**Task brief:** Each line below must be set down exactly; omit any image you find.
▬▬▬
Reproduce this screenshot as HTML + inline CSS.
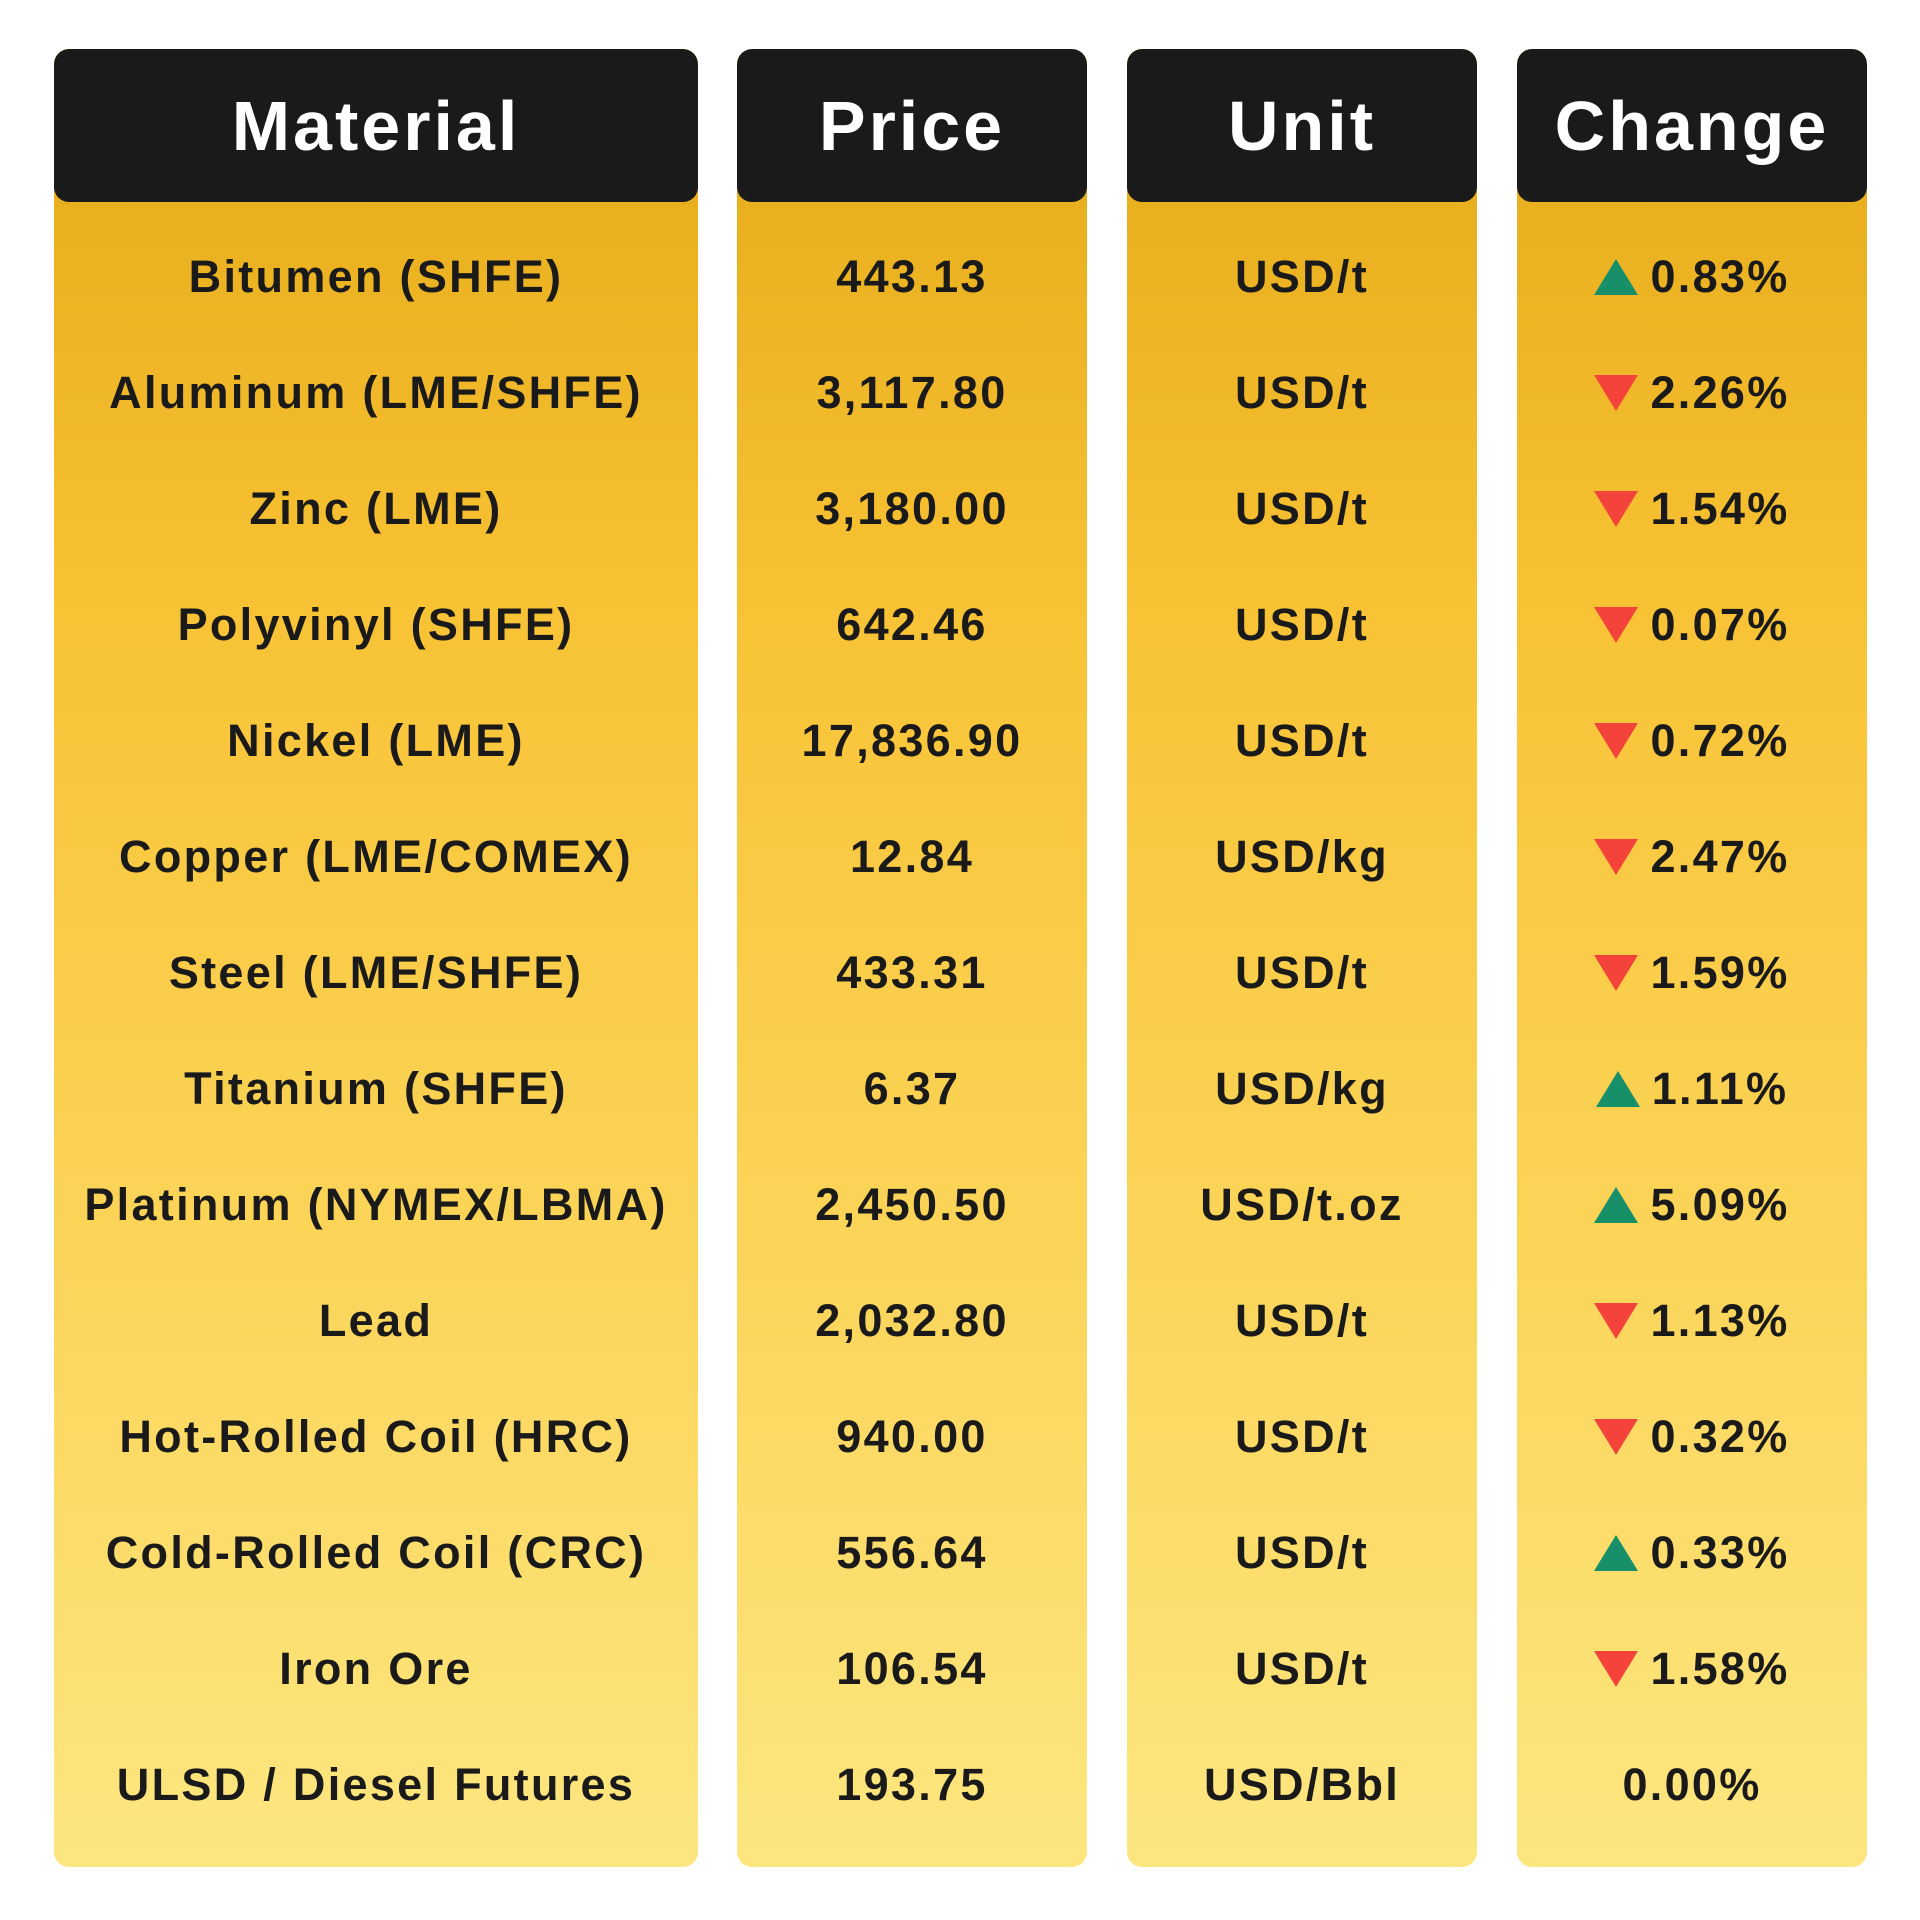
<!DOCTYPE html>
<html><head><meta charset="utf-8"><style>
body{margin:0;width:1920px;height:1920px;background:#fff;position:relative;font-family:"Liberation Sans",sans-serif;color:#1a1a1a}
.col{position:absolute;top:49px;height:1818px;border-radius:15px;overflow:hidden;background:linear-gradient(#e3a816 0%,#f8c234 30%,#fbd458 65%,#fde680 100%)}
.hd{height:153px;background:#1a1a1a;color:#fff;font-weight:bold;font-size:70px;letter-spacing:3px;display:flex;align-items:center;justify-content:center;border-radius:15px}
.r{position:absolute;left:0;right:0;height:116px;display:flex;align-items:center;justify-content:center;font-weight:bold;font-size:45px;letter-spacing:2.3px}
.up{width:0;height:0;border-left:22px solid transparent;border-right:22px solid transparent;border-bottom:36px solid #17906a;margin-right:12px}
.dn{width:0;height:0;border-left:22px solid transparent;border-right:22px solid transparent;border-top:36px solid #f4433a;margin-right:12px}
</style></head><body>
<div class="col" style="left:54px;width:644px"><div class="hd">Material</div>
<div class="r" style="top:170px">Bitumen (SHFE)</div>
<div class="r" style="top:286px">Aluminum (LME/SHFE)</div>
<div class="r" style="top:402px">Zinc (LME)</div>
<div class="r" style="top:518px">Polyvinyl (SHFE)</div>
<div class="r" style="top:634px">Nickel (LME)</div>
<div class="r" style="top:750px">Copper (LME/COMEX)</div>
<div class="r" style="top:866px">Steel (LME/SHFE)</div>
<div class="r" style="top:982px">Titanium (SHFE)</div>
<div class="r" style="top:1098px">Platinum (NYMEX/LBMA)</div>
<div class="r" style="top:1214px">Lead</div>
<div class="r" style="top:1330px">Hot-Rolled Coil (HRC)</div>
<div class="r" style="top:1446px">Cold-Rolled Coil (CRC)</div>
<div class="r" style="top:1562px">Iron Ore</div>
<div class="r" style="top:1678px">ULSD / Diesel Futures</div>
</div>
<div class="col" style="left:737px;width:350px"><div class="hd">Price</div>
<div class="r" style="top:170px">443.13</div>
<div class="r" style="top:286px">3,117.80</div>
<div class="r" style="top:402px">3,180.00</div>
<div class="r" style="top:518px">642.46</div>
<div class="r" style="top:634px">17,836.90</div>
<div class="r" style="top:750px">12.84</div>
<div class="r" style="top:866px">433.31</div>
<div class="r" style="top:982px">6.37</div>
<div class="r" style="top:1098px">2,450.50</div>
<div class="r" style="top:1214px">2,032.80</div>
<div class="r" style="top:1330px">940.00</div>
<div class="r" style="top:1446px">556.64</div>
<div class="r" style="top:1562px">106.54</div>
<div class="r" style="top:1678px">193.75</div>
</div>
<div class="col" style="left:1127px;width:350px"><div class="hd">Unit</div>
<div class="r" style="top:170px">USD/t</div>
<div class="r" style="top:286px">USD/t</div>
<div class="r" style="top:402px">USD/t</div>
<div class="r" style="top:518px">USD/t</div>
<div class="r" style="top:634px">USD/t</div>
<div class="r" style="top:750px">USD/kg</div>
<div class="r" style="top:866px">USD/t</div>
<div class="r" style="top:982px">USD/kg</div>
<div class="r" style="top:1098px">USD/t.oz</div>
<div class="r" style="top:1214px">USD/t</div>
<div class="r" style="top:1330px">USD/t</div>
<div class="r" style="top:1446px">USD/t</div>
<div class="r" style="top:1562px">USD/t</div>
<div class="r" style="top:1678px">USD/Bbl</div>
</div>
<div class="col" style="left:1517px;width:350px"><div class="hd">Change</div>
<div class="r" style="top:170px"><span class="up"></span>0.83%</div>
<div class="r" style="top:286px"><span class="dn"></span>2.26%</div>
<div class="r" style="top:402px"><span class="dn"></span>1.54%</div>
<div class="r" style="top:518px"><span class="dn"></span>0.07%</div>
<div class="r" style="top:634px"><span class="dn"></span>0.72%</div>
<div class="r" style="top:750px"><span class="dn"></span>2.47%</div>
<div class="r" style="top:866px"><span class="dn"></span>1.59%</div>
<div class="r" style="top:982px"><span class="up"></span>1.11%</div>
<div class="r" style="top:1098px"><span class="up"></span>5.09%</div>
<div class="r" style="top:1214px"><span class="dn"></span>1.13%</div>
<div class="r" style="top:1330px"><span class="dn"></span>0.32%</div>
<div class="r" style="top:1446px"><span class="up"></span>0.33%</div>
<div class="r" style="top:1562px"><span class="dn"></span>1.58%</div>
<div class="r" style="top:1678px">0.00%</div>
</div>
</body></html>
▬▬▬
**Right answer:**
Reproduce this screenshot as HTML + inline CSS.
<!DOCTYPE html>
<html><head><meta charset="utf-8"><style>
body{margin:0;width:1920px;height:1920px;background:#fff;position:relative;font-family:"Liberation Sans",sans-serif;color:#1a1a1a}
.col{position:absolute;top:49px;height:1818px;border-radius:15px;overflow:hidden;background:linear-gradient(#e3a816 0%,#f8c234 30%,#fbd458 65%,#fde680 100%)}
.hd{height:153px;background:#1a1a1a;color:#fff;font-weight:bold;font-size:70px;letter-spacing:3px;display:flex;align-items:center;justify-content:center;border-radius:15px}
.r{position:absolute;left:0;right:0;height:116px;display:flex;align-items:center;justify-content:center;font-weight:bold;font-size:45px;letter-spacing:2.3px}
.up{width:0;height:0;border-left:22px solid transparent;border-right:22px solid transparent;border-bottom:36px solid #17906a;margin-right:12px}
.dn{width:0;height:0;border-left:22px solid transparent;border-right:22px solid transparent;border-top:36px solid #f4433a;margin-right:12px}
</style></head><body>
<div class="col" style="left:54px;width:644px"><div class="hd">Material</div>
<div class="r" style="top:170px">Bitumen (SHFE)</div>
<div class="r" style="top:286px">Aluminum (LME/SHFE)</div>
<div class="r" style="top:402px">Zinc (LME)</div>
<div class="r" style="top:518px">Polyvinyl (SHFE)</div>
<div class="r" style="top:634px">Nickel (LME)</div>
<div class="r" style="top:750px">Copper (LME/COMEX)</div>
<div class="r" style="top:866px">Steel (LME/SHFE)</div>
<div class="r" style="top:982px">Titanium (SHFE)</div>
<div class="r" style="top:1098px">Platinum (NYMEX/LBMA)</div>
<div class="r" style="top:1214px">Lead</div>
<div class="r" style="top:1330px">Hot-Rolled Coil (HRC)</div>
<div class="r" style="top:1446px">Cold-Rolled Coil (CRC)</div>
<div class="r" style="top:1562px">Iron Ore</div>
<div class="r" style="top:1678px">ULSD / Diesel Futures</div>
</div>
<div class="col" style="left:737px;width:350px"><div class="hd">Price</div>
<div class="r" style="top:170px">443.13</div>
<div class="r" style="top:286px">3,117.80</div>
<div class="r" style="top:402px">3,180.00</div>
<div class="r" style="top:518px">642.46</div>
<div class="r" style="top:634px">17,836.90</div>
<div class="r" style="top:750px">12.84</div>
<div class="r" style="top:866px">433.31</div>
<div class="r" style="top:982px">6.37</div>
<div class="r" style="top:1098px">2,450.50</div>
<div class="r" style="top:1214px">2,032.80</div>
<div class="r" style="top:1330px">940.00</div>
<div class="r" style="top:1446px">556.64</div>
<div class="r" style="top:1562px">106.54</div>
<div class="r" style="top:1678px">193.75</div>
</div>
<div class="col" style="left:1127px;width:350px"><div class="hd">Unit</div>
<div class="r" style="top:170px">USD/t</div>
<div class="r" style="top:286px">USD/t</div>
<div class="r" style="top:402px">USD/t</div>
<div class="r" style="top:518px">USD/t</div>
<div class="r" style="top:634px">USD/t</div>
<div class="r" style="top:750px">USD/kg</div>
<div class="r" style="top:866px">USD/t</div>
<div class="r" style="top:982px">USD/kg</div>
<div class="r" style="top:1098px">USD/t.oz</div>
<div class="r" style="top:1214px">USD/t</div>
<div class="r" style="top:1330px">USD/t</div>
<div class="r" style="top:1446px">USD/t</div>
<div class="r" style="top:1562px">USD/t</div>
<div class="r" style="top:1678px">USD/Bbl</div>
</div>
<div class="col" style="left:1517px;width:350px"><div class="hd">Change</div>
<div class="r" style="top:170px"><span class="up"></span>0.83%</div>
<div class="r" style="top:286px"><span class="dn"></span>2.26%</div>
<div class="r" style="top:402px"><span class="dn"></span>1.54%</div>
<div class="r" style="top:518px"><span class="dn"></span>0.07%</div>
<div class="r" style="top:634px"><span class="dn"></span>0.72%</div>
<div class="r" style="top:750px"><span class="dn"></span>2.47%</div>
<div class="r" style="top:866px"><span class="dn"></span>1.59%</div>
<div class="r" style="top:982px"><span class="up"></span>1.11%</div>
<div class="r" style="top:1098px"><span class="up"></span>5.09%</div>
<div class="r" style="top:1214px"><span class="dn"></span>1.13%</div>
<div class="r" style="top:1330px"><span class="dn"></span>0.32%</div>
<div class="r" style="top:1446px"><span class="up"></span>0.33%</div>
<div class="r" style="top:1562px"><span class="dn"></span>1.58%</div>
<div class="r" style="top:1678px">0.00%</div>
</div>
</body></html>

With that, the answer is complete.